--- Dataset section ---

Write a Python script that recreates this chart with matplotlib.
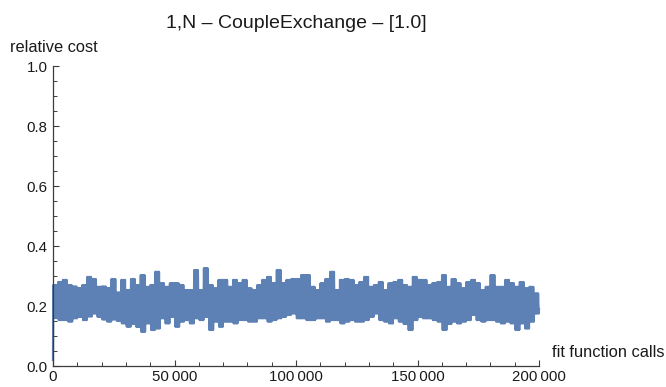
import numpy as np
import matplotlib
matplotlib.use("Agg")
import matplotlib.pyplot as plt
from matplotlib.ticker import MultipleLocator

# ---- data ----
title = "1,N \u2013 CoupleExchange \u2013 [1.0]"
x_label = "fit function calls"
y_label = "relative cost"

# segment width in fit function calls; each segment spans 2000 calls
segment_calls = 2000
start_value = 0.02
end_value = 0.19

upper_env = [
    0.27, 0.28, 0.287, 0.27, 0.265, 0.26, 0.27, 0.297, 0.29, 0.264,
    0.265, 0.26, 0.29, 0.245, 0.287, 0.253, 0.29, 0.27, 0.303, 0.264,
    0.27, 0.314, 0.276, 0.264, 0.276,
    0.276, 0.27, 0.253, 0.253, 0.32, 0.253, 0.326, 0.27, 0.259, 0.287,
    0.287, 0.264, 0.287, 0.276, 0.287, 0.259, 0.253, 0.27, 0.287, 0.297,
    0.276, 0.32, 0.276, 0.287, 0.29,
    0.29, 0.303, 0.303, 0.264, 0.253, 0.276, 0.29, 0.314, 0.253, 0.287,
    0.29, 0.287, 0.27, 0.28, 0.297, 0.264, 0.27, 0.28, 0.253, 0.276,
    0.28, 0.287, 0.27, 0.264, 0.297,
    0.287, 0.287, 0.27, 0.276, 0.28, 0.303, 0.264, 0.29, 0.276, 0.259,
    0.28, 0.287, 0.276, 0.253, 0.264, 0.303, 0.264, 0.264, 0.287, 0.276,
    0.264, 0.28, 0.259, 0.264, 0.242,
]
lower_env = [
    0.16, 0.153, 0.153, 0.148, 0.159, 0.164, 0.153, 0.165, 0.175, 0.164,
    0.155, 0.148, 0.155, 0.15, 0.142, 0.131, 0.14, 0.13, 0.114, 0.142,
    0.12, 0.125, 0.159, 0.142, 0.164,
    0.131, 0.148, 0.153, 0.142, 0.159, 0.153, 0.164, 0.12, 0.148, 0.131,
    0.148, 0.148, 0.142, 0.153, 0.153, 0.148, 0.148, 0.159, 0.159, 0.148,
    0.153, 0.159, 0.164, 0.17, 0.175,
    0.159, 0.159, 0.153, 0.153, 0.159, 0.159, 0.148, 0.153, 0.153, 0.142,
    0.148, 0.153, 0.148, 0.148, 0.153, 0.164, 0.175, 0.153, 0.148, 0.142,
    0.159, 0.148, 0.14, 0.12, 0.153,
    0.164, 0.159, 0.159, 0.153, 0.148, 0.12, 0.14, 0.148, 0.142, 0.148,
    0.153, 0.17, 0.153, 0.148, 0.153, 0.153, 0.148, 0.142, 0.148, 0.142,
    0.12, 0.142, 0.125, 0.148, 0.175,
]

x_ticks = [0, 50000, 100000, 150000, 200000]
x_tick_labels = ["0", "50\u2009000", "100\u2009000", "150\u2009000", "200\u2009000"]
y_ticks = [0.0, 0.2, 0.4, 0.6, 0.8, 1.0]
y_tick_labels = ["0.0", "0.2", "0.4", "0.6", "0.8", "1.0"]

# ---- build the dense oscillating series from the envelopes ----
per_segment = 8
xs = [0.0]
ys = [start_value]
for i, (u, l) in enumerate(zip(upper_env, lower_env)):
    x0 = i * segment_calls
    for k in range(per_segment):
        xs.append(x0 + (k + 0.5) * segment_calls / per_segment)
        ys.append(u if k % 2 == 0 else l)
xs.append(len(upper_env) * segment_calls)
ys.append(end_value)

# ---- figure ----
plt.rcParams['font.family'] = ['Liberation Sans', 'DejaVu Sans']
W, H = 666, 387
fig = plt.figure(figsize=(W / 100, H / 100), dpi=100)
ax = fig.add_axes([53 / W, 1 - 366 / H, (539 - 53) / W, (366 - 66) / H])

line_color = '#5E81B5'
ax.plot(xs, ys, color=line_color, lw=1.6, clip_on=False, solid_joinstyle='round')

ax.set_xlim(0, 200000)
ax.set_ylim(0, 1.0)
for s in ['top', 'right']:
    ax.spines[s].set_visible(False)
spine_col = '#3c3c3c'
for s in ['left', 'bottom']:
    ax.spines[s].set_color(spine_col)
    ax.spines[s].set_linewidth(0.9)

ax.set_xticks(x_ticks)
ax.set_xticklabels(x_tick_labels)
ax.set_yticks(y_ticks)
ax.set_yticklabels(y_tick_labels)
ax.xaxis.set_minor_locator(MultipleLocator(10000))
ax.yaxis.set_minor_locator(MultipleLocator(0.05))
ax.tick_params(which='major', direction='in', length=4.5, width=0.8,
               color=spine_col, labelsize=10.8, labelcolor='#1a1a1a', pad=3)
ax.tick_params(which='minor', direction='in', length=2.8, width=0.7, color=spine_col)
ax.tick_params(axis='y', which='major', pad=4)

fig.text(296 / W, 1 - 24 / H, title, ha='center', va='center', fontsize=14, color='#1a1a1a')
fig.text(10 / W, 1 - 47 / H, y_label, ha='left', va='center', fontsize=11.8, color='#1a1a1a')
fig.text(552 / W, 1 - 357 / H, x_label, ha='left', va='baseline', fontsize=11.8, color='#1a1a1a')

fig.savefig('out.png', dpi=100)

---

- _What you will do_
Skip the pictures, then retype every line above exactly.

- _Full output_
Write a Python script that recreates this chart with matplotlib.
import numpy as np
import matplotlib
matplotlib.use("Agg")
import matplotlib.pyplot as plt
from matplotlib.ticker import MultipleLocator

# ---- data ----
title = "1,N \u2013 CoupleExchange \u2013 [1.0]"
x_label = "fit function calls"
y_label = "relative cost"

# segment width in fit function calls; each segment spans 2000 calls
segment_calls = 2000
start_value = 0.02
end_value = 0.19

upper_env = [
    0.27, 0.28, 0.287, 0.27, 0.265, 0.26, 0.27, 0.297, 0.29, 0.264,
    0.265, 0.26, 0.29, 0.245, 0.287, 0.253, 0.29, 0.27, 0.303, 0.264,
    0.27, 0.314, 0.276, 0.264, 0.276,
    0.276, 0.27, 0.253, 0.253, 0.32, 0.253, 0.326, 0.27, 0.259, 0.287,
    0.287, 0.264, 0.287, 0.276, 0.287, 0.259, 0.253, 0.27, 0.287, 0.297,
    0.276, 0.32, 0.276, 0.287, 0.29,
    0.29, 0.303, 0.303, 0.264, 0.253, 0.276, 0.29, 0.314, 0.253, 0.287,
    0.29, 0.287, 0.27, 0.28, 0.297, 0.264, 0.27, 0.28, 0.253, 0.276,
    0.28, 0.287, 0.27, 0.264, 0.297,
    0.287, 0.287, 0.27, 0.276, 0.28, 0.303, 0.264, 0.29, 0.276, 0.259,
    0.28, 0.287, 0.276, 0.253, 0.264, 0.303, 0.264, 0.264, 0.287, 0.276,
    0.264, 0.28, 0.259, 0.264, 0.242,
]
lower_env = [
    0.16, 0.153, 0.153, 0.148, 0.159, 0.164, 0.153, 0.165, 0.175, 0.164,
    0.155, 0.148, 0.155, 0.15, 0.142, 0.131, 0.14, 0.13, 0.114, 0.142,
    0.12, 0.125, 0.159, 0.142, 0.164,
    0.131, 0.148, 0.153, 0.142, 0.159, 0.153, 0.164, 0.12, 0.148, 0.131,
    0.148, 0.148, 0.142, 0.153, 0.153, 0.148, 0.148, 0.159, 0.159, 0.148,
    0.153, 0.159, 0.164, 0.17, 0.175,
    0.159, 0.159, 0.153, 0.153, 0.159, 0.159, 0.148, 0.153, 0.153, 0.142,
    0.148, 0.153, 0.148, 0.148, 0.153, 0.164, 0.175, 0.153, 0.148, 0.142,
    0.159, 0.148, 0.14, 0.12, 0.153,
    0.164, 0.159, 0.159, 0.153, 0.148, 0.12, 0.14, 0.148, 0.142, 0.148,
    0.153, 0.17, 0.153, 0.148, 0.153, 0.153, 0.148, 0.142, 0.148, 0.142,
    0.12, 0.142, 0.125, 0.148, 0.175,
]

x_ticks = [0, 50000, 100000, 150000, 200000]
x_tick_labels = ["0", "50\u2009000", "100\u2009000", "150\u2009000", "200\u2009000"]
y_ticks = [0.0, 0.2, 0.4, 0.6, 0.8, 1.0]
y_tick_labels = ["0.0", "0.2", "0.4", "0.6", "0.8", "1.0"]

# ---- build the dense oscillating series from the envelopes ----
per_segment = 8
xs = [0.0]
ys = [start_value]
for i, (u, l) in enumerate(zip(upper_env, lower_env)):
    x0 = i * segment_calls
    for k in range(per_segment):
        xs.append(x0 + (k + 0.5) * segment_calls / per_segment)
        ys.append(u if k % 2 == 0 else l)
xs.append(len(upper_env) * segment_calls)
ys.append(end_value)

# ---- figure ----
plt.rcParams['font.family'] = ['Liberation Sans', 'DejaVu Sans']
W, H = 666, 387
fig = plt.figure(figsize=(W / 100, H / 100), dpi=100)
ax = fig.add_axes([53 / W, 1 - 366 / H, (539 - 53) / W, (366 - 66) / H])

line_color = '#5E81B5'
ax.plot(xs, ys, color=line_color, lw=1.6, clip_on=False, solid_joinstyle='round')

ax.set_xlim(0, 200000)
ax.set_ylim(0, 1.0)
for s in ['top', 'right']:
    ax.spines[s].set_visible(False)
spine_col = '#3c3c3c'
for s in ['left', 'bottom']:
    ax.spines[s].set_color(spine_col)
    ax.spines[s].set_linewidth(0.9)

ax.set_xticks(x_ticks)
ax.set_xticklabels(x_tick_labels)
ax.set_yticks(y_ticks)
ax.set_yticklabels(y_tick_labels)
ax.xaxis.set_minor_locator(MultipleLocator(10000))
ax.yaxis.set_minor_locator(MultipleLocator(0.05))
ax.tick_params(which='major', direction='in', length=4.5, width=0.8,
               color=spine_col, labelsize=10.8, labelcolor='#1a1a1a', pad=3)
ax.tick_params(which='minor', direction='in', length=2.8, width=0.7, color=spine_col)
ax.tick_params(axis='y', which='major', pad=4)

fig.text(296 / W, 1 - 24 / H, title, ha='center', va='center', fontsize=14, color='#1a1a1a')
fig.text(10 / W, 1 - 47 / H, y_label, ha='left', va='center', fontsize=11.8, color='#1a1a1a')
fig.text(552 / W, 1 - 357 / H, x_label, ha='left', va='baseline', fontsize=11.8, color='#1a1a1a')

fig.savefig('out.png', dpi=100)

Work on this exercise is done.